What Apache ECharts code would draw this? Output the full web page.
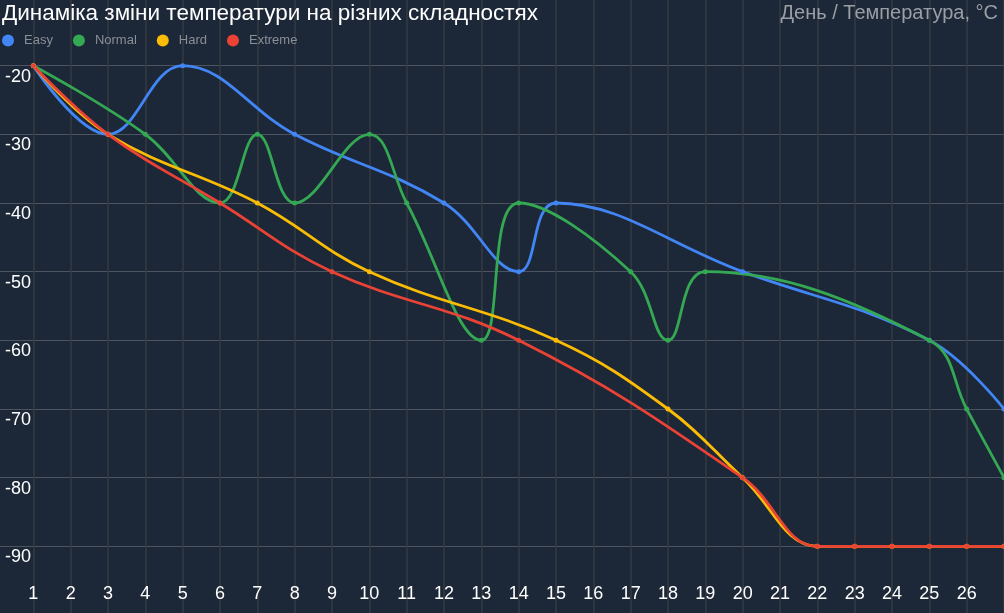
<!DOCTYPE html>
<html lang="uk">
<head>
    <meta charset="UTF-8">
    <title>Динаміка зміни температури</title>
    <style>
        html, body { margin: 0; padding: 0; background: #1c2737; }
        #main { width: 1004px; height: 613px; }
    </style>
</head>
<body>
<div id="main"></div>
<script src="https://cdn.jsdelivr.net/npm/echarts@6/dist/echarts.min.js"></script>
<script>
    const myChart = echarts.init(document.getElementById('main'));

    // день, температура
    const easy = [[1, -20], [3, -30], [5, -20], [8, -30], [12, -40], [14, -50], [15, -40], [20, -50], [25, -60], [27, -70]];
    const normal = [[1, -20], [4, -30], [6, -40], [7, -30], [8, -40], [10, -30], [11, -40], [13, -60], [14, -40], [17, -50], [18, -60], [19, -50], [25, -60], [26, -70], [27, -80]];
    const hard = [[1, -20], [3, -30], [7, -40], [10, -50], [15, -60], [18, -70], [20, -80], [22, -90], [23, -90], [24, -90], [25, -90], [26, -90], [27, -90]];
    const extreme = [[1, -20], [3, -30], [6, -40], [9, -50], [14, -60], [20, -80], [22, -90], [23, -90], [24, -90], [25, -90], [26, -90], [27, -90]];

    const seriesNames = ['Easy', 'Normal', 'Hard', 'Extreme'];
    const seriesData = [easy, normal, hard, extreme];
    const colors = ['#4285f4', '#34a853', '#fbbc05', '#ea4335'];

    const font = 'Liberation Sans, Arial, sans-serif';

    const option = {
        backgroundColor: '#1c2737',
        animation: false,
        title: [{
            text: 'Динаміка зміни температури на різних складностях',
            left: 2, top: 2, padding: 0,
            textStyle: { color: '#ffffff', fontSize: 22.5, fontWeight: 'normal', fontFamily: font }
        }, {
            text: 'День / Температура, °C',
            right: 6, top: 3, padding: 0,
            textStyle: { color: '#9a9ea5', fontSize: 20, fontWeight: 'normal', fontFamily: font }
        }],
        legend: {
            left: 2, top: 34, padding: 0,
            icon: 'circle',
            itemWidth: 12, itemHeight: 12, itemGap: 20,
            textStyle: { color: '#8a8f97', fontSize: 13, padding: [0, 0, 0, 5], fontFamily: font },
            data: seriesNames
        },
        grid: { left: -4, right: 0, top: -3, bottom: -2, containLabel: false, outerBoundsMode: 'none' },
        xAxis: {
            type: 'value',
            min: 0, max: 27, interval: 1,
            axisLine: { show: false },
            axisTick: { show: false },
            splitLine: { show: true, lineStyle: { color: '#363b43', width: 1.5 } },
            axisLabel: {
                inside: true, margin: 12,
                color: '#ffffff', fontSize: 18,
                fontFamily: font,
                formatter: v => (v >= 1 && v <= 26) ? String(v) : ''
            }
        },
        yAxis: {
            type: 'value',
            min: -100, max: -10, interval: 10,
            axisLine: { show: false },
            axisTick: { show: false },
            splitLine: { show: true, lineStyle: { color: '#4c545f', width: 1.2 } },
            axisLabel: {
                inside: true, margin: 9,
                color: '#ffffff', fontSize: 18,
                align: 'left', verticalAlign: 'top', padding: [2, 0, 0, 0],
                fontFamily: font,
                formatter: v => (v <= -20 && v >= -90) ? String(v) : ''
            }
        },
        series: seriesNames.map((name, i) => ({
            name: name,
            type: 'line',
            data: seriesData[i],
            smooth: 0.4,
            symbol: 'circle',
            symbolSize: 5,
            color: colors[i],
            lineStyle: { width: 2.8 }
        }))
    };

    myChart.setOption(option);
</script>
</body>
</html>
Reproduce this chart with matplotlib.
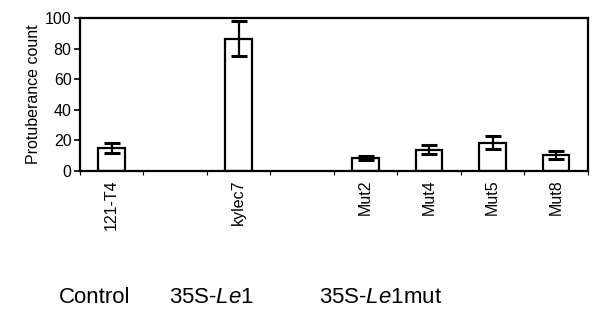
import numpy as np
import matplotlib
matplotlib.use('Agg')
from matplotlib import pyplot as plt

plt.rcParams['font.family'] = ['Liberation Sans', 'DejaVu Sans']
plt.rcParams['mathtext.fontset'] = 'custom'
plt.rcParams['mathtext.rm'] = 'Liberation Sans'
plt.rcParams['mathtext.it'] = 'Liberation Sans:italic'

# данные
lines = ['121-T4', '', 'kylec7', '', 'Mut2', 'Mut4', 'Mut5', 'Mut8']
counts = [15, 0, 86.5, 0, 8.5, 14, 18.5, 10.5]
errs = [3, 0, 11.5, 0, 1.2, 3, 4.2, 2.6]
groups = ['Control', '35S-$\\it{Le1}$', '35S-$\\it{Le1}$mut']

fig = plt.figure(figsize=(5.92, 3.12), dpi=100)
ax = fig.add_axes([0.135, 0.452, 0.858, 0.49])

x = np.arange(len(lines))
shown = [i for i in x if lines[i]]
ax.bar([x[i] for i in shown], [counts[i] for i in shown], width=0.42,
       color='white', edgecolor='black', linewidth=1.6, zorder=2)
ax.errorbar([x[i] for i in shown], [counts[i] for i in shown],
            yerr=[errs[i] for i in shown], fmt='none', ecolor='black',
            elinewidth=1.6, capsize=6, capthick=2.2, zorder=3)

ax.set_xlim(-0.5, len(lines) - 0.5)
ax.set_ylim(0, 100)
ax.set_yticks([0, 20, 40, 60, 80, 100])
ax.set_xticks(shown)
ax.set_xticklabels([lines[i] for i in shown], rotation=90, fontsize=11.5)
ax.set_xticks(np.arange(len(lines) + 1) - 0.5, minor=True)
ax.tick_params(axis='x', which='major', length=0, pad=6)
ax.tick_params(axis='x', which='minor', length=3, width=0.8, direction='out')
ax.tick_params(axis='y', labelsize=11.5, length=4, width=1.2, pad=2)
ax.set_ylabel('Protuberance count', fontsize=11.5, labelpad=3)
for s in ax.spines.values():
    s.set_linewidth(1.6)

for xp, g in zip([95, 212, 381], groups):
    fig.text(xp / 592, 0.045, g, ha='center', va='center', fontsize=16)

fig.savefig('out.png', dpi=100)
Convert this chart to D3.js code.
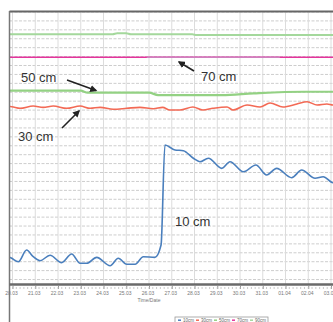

**Task to complete**
Filter the records for lines holding the string "matplotlib". Copy each one.

**Exercise result**
Reproduce this chart with matplotlib.
import matplotlib
matplotlib.use('Agg')
from matplotlib import pyplot as plt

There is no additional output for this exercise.